Lets see, I'm stating that we know how STI operated wrt IBM's involvement and disclosures. We also know that "According to Bernie Meyerson, IBM Fellow and chief technologist for IBM's Technology Group, the new Xbox technologies will be based on the latest in IBM's family of state-of-the-art processors." So, we can draw some parallels.

You, on the other hand, are stating that Microsoft has had a clandestine R&D program on the same scale as STI Cell, yet we've heard nothing about it, seen no disclosures at all - be these SEC mandated or those from within IBM as seen in STI.

So, you're assuming a chain of events that have NO proof other than the "You can't say it's impossible" defense. Classy.

Errr, Vince, I said it was known they went to one IHV in 2002 and that IHV wasn’t even the one that got it – we can assume that they went to the others at the same time periods, but that may not necessarily be the case.
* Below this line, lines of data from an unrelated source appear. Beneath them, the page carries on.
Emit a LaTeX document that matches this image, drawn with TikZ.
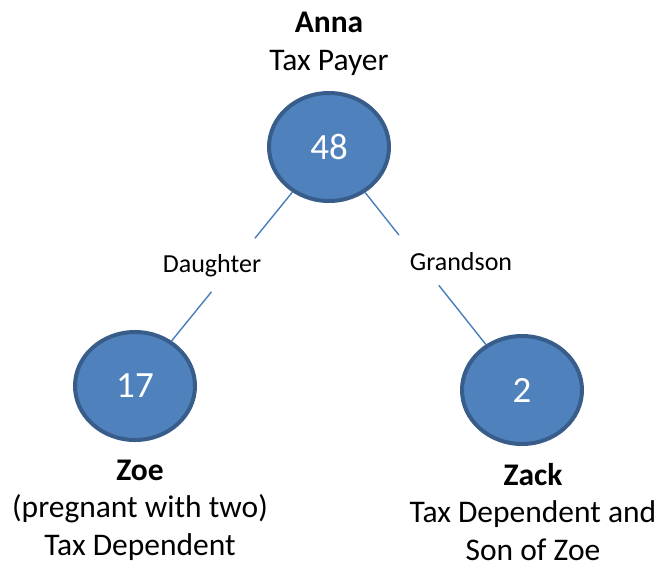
\documentclass[tikz,border=0pt]{standalone}
\usepackage{fontspec}
\setmainfont{Carlito}
\usetikzlibrary{calc, positioning, shapes.geometric}

\definecolor{bubblefill}{HTML}{4F81BD}
\definecolor{bubbleedge}{HTML}{385D8A}
\definecolor{linkblue}{HTML}{4A7EBB}

\begin{document}
\begin{tikzpicture}[x=1pt, y=-1pt,
  person/.style={ellipse, draw=bubbleedge, fill=bubblefill, line width=4pt,
    minimum width=120pt, minimum height=108pt, text=white,
    font=\fontsize{37}{44}\selectfont},
  caption/.style={align=center, inner sep=0pt, font=\fontsize{31.5}{37.5}\selectfont},
  relation/.style={font=\fontsize{26}{30}\selectfont},
  link/.style={draw=linkblue, line width=1.4pt}]
  \useasboundingbox (0,0) rectangle (663,566);
  % people
  \node [person] (anna) at (329,147) {48};
  \node [person] (zoe) at (135,386) {17};
  \node [person] (zack) at (522,390) {2};
  % who they are
  \node [caption] (annatext) at (329,44) {\textbf{Anna}\\Tax Payer};
  \node [caption] (zoetext) at (140,510) {\textbf{Zoe}\\(pregnant with two)\\Tax Dependent};
  \node [caption] (zacktext) at (533,512) {\textbf{Zack}\\Tax Dependent and\\Son of Zoe};
  % relations
  \path (anna) -- (zoe) coordinate [pos=0.31] (d1) coordinate [pos=0.67] (d2);
  \path (anna) -- (zack) coordinate [pos=0.28] (g1) coordinate [pos=0.61] (g2);
  \draw [link] (anna) -- (d1);
  \draw [link] (d2) -- (zoe);
  \draw [link] (anna) -- (g1);
  \draw [link] (g2) -- (zack);
  \node [relation] (daughter) at (212,266) {Daughter};
  \node [relation] (grandson) at (461,262) {Grandson};
\end{tikzpicture}
\end{document}
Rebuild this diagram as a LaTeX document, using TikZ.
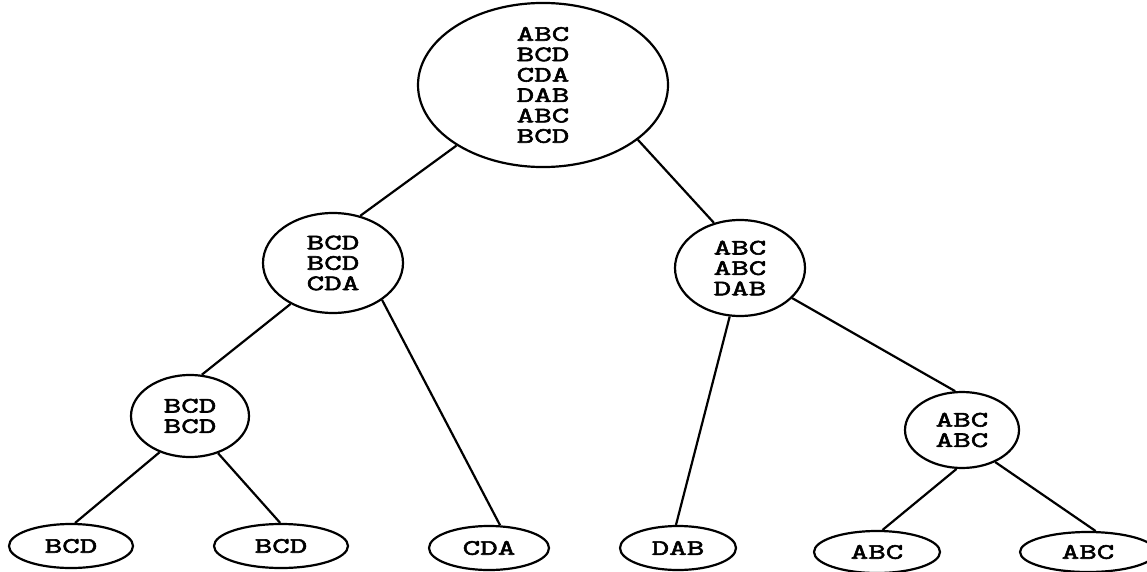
\documentclass[tikz,border=0pt]{standalone}
\usepackage{fontspec}
\newfontfamily\treefont{Latin Modern Mono}[FakeBold=2.6, FakeStretch=1.55]
\usetikzlibrary{shapes.geometric}

\begin{document}
\begin{tikzpicture}[x=1pt,y=-1pt,
  tnode/.style={draw, ellipse, line width=2.2pt, inner sep=0pt, align=center,
    font=\treefont\fontsize{22}{20.4}\selectfont},
  edge/.style={line width=2.2pt}]
\useasboundingbox (0,0) rectangle (1147,572);

% inner nodes
\node[tnode, minimum width=250pt, minimum height=144pt] (root) at (543,85)
  {ABC\\BCD\\CDA\\DAB\\ABC\\BCD};
\node[tnode, minimum width=140pt, minimum height=100pt] (l1) at (333,263)
  {BCD\\BCD\\CDA};
\node[tnode, minimum width=130pt, minimum height=96pt] (r1) at (740,268)
  {ABC\\ABC\\DAB};
\node[tnode, minimum width=118pt, minimum height=82pt] (l2) at (190,416)
  {BCD\\BCD};
\node[tnode, minimum width=114pt, minimum height=76pt] (r2) at (962,430)
  {ABC\\ABC};

% leaves
\node[tnode, minimum width=124pt, minimum height=44pt] (f1) at (71,546) {BCD};
\node[tnode, minimum width=134pt, minimum height=44pt] (f2) at (281,546) {BCD};
\node[tnode, minimum width=120pt, minimum height=44pt] (f3) at (489,548) {CDA};
\node[tnode, minimum width=116pt, minimum height=44pt] (f4) at (678,548) {DAB};
\node[tnode, minimum width=126pt, minimum height=42pt] (f5) at (877,552) {ABC};
\node[tnode, minimum width=136pt, minimum height=40pt] (f6) at (1088,552) {ABC};

% branches
\draw[edge] (root.215) -- (l1.60);
\draw[edge] (root.330) -- (r1.120);
\draw[edge] (l1.224) -- (l2.74);
\draw[edge] (l1.323) -- (f3.64);
\draw[edge] (r1.258) -- (f4.95);
\draw[edge] (r1.330) -- (r2.100);
\draw[edge] (l2.230) -- (f1.80);
\draw[edge] (l2.307) -- (f2.92);
\draw[edge] (r2.262) -- (f5.76);
\draw[edge] (r2.316) -- (f6.70);
\end{tikzpicture}
\end{document}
Would that not be a competitive unfair practice to approach other IHV's sooner? Can't the IHV you know of state that if they were informed sooner, they could have won the contract? Think Dave, think.

Again, show me some proof! I want proff that shows a Cell-sized development cycle before the tenders went out in 2002.

We’ve already discussed several times the instance that highlights work was underway by development partners prior to the contract announcements going out, which is what I’m talking about.

We've already discussed how this is irrelevant to the initial topic, namely:

How does anyone know the level of investment that MS themselves are putting in and how much they a putting in to the companies that are building various other elements of the XBox2?

And we know this because we haven't seen it, and what he have seen hasn't been comparable to STI across several common metrics.

PS. IBM also has concurrent 65nm R&D with AMD and other companies in addition to their STI effort and internal IBM work. Just for your information of course.

In other words, they are using the development on 65nm processing on other applications not solely based on their venture with ST. Its also a potential that MS may get the benefit of that is it not?

Dave, what part of "Independant" are not not comprehending?

Up at IBM-SRDC, there is several concurrent R&D programs that are - get this - independantly researching advanced lithography. I realize you don't know (otherwise you wouldn't have made this comment) but IBM is developing 65nm itself, with STI, with AMD, with UMC/Infineon. As for STIs 65nm work, it was a technological tranfer (circa 2001 and then 2002) which is held by OTSS (Sony and Toshiba). So, to answer your question regarding Microsoft, the answer is NO. But, feel free to do your own research.